● **Task directions**
Reproduce the lines from the one bearing "Generate a Python" through the one bearing "ax = fig.add_axes([100", inclusive. Copy them exactly; include no other line.

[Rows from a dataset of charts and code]
___

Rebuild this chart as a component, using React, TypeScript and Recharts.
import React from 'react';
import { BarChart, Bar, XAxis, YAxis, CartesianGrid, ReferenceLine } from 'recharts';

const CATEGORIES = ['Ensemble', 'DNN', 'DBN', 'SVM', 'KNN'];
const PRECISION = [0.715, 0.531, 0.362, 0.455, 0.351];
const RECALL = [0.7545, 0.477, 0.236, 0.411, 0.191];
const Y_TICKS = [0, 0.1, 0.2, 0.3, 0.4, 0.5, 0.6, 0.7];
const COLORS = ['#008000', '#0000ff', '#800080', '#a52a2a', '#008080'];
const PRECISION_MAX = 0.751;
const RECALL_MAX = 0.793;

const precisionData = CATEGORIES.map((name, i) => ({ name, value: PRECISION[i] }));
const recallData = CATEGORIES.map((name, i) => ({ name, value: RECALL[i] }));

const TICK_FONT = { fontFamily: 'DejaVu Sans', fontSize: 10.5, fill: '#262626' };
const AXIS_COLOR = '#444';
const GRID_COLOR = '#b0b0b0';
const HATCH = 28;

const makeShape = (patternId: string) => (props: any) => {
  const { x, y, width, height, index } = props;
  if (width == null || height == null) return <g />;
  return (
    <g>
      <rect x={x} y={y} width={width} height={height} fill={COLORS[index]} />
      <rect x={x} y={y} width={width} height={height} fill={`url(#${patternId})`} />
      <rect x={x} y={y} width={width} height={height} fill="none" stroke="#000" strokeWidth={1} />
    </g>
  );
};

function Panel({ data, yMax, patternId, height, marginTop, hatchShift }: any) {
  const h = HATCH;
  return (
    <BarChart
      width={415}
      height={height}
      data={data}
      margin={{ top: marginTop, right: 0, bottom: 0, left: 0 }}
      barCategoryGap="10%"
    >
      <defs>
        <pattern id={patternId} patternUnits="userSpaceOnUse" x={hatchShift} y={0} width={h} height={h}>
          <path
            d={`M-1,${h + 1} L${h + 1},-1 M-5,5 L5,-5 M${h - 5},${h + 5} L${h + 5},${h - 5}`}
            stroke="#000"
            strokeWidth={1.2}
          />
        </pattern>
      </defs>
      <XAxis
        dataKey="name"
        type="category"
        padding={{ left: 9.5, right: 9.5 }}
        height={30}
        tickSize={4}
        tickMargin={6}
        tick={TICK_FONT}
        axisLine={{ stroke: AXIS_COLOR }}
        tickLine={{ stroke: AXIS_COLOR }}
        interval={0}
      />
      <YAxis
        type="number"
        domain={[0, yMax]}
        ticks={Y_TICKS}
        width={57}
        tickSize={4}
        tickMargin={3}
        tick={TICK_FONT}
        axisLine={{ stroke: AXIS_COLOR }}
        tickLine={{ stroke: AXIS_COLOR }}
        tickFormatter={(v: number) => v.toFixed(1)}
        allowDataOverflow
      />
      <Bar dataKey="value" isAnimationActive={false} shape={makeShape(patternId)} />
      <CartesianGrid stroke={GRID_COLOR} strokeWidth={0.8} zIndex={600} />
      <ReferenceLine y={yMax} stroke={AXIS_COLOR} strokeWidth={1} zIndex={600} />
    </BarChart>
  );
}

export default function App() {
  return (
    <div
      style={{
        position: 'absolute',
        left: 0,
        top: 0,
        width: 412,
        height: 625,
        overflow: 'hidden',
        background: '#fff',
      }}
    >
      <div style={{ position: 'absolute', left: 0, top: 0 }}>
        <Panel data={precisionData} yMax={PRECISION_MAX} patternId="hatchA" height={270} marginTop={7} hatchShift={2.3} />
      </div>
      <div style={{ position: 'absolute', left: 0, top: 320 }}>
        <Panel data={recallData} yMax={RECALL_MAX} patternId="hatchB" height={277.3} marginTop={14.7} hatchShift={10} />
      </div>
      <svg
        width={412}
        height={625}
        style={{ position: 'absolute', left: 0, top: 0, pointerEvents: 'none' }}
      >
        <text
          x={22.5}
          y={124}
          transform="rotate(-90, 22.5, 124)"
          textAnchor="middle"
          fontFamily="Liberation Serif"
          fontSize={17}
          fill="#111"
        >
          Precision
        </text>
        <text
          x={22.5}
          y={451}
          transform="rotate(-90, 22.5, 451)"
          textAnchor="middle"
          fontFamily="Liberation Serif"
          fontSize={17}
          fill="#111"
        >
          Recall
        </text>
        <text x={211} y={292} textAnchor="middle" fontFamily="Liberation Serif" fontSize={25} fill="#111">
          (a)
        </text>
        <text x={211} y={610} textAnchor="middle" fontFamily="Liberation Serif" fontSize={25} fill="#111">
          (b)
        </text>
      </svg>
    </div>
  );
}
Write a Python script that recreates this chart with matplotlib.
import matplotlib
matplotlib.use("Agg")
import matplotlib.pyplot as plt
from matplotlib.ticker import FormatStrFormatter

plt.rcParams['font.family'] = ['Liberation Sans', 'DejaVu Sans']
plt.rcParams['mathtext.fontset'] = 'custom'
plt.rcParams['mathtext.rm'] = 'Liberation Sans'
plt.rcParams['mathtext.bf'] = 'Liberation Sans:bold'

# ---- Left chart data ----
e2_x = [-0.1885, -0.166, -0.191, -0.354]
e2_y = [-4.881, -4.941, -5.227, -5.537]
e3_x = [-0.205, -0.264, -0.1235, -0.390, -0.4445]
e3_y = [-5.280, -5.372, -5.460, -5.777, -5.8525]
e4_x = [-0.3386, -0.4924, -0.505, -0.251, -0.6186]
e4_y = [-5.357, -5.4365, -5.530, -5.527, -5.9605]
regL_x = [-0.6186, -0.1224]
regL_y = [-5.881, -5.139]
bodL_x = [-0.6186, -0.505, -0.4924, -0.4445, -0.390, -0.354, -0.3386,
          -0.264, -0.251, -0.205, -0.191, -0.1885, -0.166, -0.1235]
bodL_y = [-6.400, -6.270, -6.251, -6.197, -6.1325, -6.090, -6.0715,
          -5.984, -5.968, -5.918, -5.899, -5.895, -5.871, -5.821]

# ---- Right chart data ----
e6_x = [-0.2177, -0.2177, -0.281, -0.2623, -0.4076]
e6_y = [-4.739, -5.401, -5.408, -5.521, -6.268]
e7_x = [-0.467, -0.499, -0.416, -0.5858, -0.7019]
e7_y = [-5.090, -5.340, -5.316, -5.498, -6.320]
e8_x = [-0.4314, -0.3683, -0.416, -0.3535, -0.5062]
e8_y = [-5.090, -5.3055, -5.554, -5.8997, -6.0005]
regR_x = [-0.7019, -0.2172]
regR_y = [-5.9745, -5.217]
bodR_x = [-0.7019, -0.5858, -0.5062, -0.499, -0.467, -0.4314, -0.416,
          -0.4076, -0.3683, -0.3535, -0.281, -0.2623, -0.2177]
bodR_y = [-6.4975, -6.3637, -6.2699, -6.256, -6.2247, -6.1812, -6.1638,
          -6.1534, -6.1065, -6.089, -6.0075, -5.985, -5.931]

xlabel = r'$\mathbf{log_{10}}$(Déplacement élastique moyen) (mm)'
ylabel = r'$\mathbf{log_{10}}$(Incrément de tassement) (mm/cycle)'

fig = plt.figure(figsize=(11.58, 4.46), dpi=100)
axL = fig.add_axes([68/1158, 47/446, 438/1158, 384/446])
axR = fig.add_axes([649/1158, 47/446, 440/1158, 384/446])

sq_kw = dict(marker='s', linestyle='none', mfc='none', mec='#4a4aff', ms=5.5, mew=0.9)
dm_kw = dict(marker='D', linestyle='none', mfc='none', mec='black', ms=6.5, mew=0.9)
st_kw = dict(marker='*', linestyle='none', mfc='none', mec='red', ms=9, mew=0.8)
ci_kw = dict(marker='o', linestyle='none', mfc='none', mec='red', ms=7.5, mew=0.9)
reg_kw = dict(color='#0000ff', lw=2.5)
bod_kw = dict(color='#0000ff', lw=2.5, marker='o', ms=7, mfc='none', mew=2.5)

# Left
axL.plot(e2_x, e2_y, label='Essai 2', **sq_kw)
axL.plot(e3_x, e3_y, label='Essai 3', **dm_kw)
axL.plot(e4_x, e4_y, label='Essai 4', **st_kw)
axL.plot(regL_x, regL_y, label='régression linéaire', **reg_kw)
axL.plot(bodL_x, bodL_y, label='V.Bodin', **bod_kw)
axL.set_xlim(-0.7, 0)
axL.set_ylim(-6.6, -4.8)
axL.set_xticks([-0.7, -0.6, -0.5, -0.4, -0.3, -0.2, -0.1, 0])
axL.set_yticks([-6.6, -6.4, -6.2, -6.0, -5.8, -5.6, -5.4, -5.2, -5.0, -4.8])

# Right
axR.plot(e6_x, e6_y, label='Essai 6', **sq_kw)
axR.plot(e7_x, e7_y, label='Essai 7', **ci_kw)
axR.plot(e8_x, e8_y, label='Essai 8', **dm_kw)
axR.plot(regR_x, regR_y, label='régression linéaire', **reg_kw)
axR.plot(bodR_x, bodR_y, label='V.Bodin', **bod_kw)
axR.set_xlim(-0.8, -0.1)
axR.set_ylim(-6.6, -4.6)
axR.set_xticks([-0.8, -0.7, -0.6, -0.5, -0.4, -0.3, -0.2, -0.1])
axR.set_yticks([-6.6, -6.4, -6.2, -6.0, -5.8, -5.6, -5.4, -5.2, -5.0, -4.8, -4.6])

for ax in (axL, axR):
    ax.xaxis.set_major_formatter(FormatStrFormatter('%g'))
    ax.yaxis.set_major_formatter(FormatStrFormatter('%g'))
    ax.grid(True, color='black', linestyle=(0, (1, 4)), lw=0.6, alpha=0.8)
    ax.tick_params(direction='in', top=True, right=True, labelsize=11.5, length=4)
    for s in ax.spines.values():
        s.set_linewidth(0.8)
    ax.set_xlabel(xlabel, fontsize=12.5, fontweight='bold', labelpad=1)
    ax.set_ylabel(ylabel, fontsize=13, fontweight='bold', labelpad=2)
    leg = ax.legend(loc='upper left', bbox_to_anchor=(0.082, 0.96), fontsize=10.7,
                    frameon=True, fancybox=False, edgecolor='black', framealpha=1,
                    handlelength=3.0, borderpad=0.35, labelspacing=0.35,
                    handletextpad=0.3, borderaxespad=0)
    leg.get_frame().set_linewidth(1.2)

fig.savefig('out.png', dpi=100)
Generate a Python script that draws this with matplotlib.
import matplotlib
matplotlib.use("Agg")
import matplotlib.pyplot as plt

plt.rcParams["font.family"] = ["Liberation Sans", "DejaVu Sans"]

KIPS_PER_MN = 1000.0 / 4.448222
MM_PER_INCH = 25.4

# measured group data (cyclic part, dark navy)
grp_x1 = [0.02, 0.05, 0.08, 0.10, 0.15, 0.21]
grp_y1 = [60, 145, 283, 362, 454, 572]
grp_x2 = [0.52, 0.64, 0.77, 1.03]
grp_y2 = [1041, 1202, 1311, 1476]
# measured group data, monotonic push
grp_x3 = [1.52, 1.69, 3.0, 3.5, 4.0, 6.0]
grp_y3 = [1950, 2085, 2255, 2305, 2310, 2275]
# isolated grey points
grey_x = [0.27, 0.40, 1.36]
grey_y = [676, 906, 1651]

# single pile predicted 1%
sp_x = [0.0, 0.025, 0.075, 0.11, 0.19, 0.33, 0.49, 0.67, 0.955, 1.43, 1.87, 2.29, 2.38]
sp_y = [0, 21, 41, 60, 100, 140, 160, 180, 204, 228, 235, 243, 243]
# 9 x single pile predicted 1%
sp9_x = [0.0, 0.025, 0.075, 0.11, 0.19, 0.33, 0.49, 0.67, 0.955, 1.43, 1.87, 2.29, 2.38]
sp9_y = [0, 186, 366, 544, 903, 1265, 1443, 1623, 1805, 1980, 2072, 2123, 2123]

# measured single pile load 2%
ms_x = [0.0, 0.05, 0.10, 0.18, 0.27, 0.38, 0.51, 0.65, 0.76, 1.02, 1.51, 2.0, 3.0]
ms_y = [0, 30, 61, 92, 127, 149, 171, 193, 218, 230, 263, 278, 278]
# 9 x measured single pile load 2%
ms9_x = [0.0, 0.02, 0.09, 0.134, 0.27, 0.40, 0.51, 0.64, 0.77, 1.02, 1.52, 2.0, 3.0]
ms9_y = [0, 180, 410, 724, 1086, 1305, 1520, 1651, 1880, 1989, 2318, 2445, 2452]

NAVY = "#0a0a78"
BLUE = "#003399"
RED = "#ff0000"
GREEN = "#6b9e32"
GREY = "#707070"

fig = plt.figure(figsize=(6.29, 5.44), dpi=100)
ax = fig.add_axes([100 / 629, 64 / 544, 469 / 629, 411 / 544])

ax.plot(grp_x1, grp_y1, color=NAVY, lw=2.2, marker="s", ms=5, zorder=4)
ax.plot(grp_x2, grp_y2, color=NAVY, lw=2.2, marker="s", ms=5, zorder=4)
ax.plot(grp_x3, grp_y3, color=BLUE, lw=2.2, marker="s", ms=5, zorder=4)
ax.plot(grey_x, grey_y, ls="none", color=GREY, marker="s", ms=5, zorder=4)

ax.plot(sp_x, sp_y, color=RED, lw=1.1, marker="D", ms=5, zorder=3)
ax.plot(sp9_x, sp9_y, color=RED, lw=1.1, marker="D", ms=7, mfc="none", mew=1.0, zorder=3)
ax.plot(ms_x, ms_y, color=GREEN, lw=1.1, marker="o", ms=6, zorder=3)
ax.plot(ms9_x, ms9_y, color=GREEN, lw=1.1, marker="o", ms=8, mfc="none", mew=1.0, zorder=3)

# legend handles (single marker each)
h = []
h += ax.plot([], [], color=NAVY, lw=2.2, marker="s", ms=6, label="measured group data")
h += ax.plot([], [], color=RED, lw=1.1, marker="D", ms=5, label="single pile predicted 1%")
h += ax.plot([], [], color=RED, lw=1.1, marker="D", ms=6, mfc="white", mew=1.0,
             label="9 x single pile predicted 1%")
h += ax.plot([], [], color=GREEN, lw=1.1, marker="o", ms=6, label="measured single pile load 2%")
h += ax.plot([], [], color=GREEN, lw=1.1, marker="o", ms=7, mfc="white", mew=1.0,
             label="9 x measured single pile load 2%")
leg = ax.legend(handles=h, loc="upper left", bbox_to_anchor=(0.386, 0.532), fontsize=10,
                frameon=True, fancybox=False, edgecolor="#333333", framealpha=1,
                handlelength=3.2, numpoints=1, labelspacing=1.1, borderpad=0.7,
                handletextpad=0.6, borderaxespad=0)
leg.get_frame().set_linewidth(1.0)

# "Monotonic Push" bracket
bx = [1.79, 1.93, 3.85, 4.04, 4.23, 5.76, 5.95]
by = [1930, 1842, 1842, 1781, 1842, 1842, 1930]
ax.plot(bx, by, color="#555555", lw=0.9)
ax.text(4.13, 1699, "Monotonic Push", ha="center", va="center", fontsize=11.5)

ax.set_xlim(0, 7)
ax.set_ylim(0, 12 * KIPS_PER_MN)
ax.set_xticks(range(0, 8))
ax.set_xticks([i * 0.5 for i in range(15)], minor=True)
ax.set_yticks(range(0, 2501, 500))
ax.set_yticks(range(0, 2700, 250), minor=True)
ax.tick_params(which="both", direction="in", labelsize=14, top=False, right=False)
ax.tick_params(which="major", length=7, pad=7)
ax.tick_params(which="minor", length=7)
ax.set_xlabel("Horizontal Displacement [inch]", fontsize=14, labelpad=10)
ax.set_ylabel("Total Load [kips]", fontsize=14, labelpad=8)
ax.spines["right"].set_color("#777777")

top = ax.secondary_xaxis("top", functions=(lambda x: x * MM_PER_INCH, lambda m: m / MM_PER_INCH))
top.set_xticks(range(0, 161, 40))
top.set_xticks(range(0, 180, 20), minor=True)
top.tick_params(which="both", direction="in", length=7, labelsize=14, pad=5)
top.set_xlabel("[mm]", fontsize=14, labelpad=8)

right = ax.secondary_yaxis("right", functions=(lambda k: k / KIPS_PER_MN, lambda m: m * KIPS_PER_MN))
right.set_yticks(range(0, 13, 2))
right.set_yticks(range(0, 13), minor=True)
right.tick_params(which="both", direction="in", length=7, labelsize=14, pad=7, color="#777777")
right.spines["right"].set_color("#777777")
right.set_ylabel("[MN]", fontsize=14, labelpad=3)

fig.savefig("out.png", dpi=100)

___

● **Result below**
Generate a Python script that draws this with matplotlib.
import matplotlib
matplotlib.use("Agg")
import matplotlib.pyplot as plt

plt.rcParams["font.family"] = ["Liberation Sans", "DejaVu Sans"]

KIPS_PER_MN = 1000.0 / 4.448222
MM_PER_INCH = 25.4

# measured group data (cyclic part, dark navy)
grp_x1 = [0.02, 0.05, 0.08, 0.10, 0.15, 0.21]
grp_y1 = [60, 145, 283, 362, 454, 572]
grp_x2 = [0.52, 0.64, 0.77, 1.03]
grp_y2 = [1041, 1202, 1311, 1476]
# measured group data, monotonic push
grp_x3 = [1.52, 1.69, 3.0, 3.5, 4.0, 6.0]
grp_y3 = [1950, 2085, 2255, 2305, 2310, 2275]
# isolated grey points
grey_x = [0.27, 0.40, 1.36]
grey_y = [676, 906, 1651]

# single pile predicted 1%
sp_x = [0.0, 0.025, 0.075, 0.11, 0.19, 0.33, 0.49, 0.67, 0.955, 1.43, 1.87, 2.29, 2.38]
sp_y = [0, 21, 41, 60, 100, 140, 160, 180, 204, 228, 235, 243, 243]
# 9 x single pile predicted 1%
sp9_x = [0.0, 0.025, 0.075, 0.11, 0.19, 0.33, 0.49, 0.67, 0.955, 1.43, 1.87, 2.29, 2.38]
sp9_y = [0, 186, 366, 544, 903, 1265, 1443, 1623, 1805, 1980, 2072, 2123, 2123]

# measured single pile load 2%
ms_x = [0.0, 0.05, 0.10, 0.18, 0.27, 0.38, 0.51, 0.65, 0.76, 1.02, 1.51, 2.0, 3.0]
ms_y = [0, 30, 61, 92, 127, 149, 171, 193, 218, 230, 263, 278, 278]
# 9 x measured single pile load 2%
ms9_x = [0.0, 0.02, 0.09, 0.134, 0.27, 0.40, 0.51, 0.64, 0.77, 1.02, 1.52, 2.0, 3.0]
ms9_y = [0, 180, 410, 724, 1086, 1305, 1520, 1651, 1880, 1989, 2318, 2445, 2452]

NAVY = "#0a0a78"
BLUE = "#003399"
RED = "#ff0000"
GREEN = "#6b9e32"
GREY = "#707070"

fig = plt.figure(figsize=(6.29, 5.44), dpi=100)
ax = fig.add_axes([100 / 629, 64 / 544, 469 / 629, 411 / 544])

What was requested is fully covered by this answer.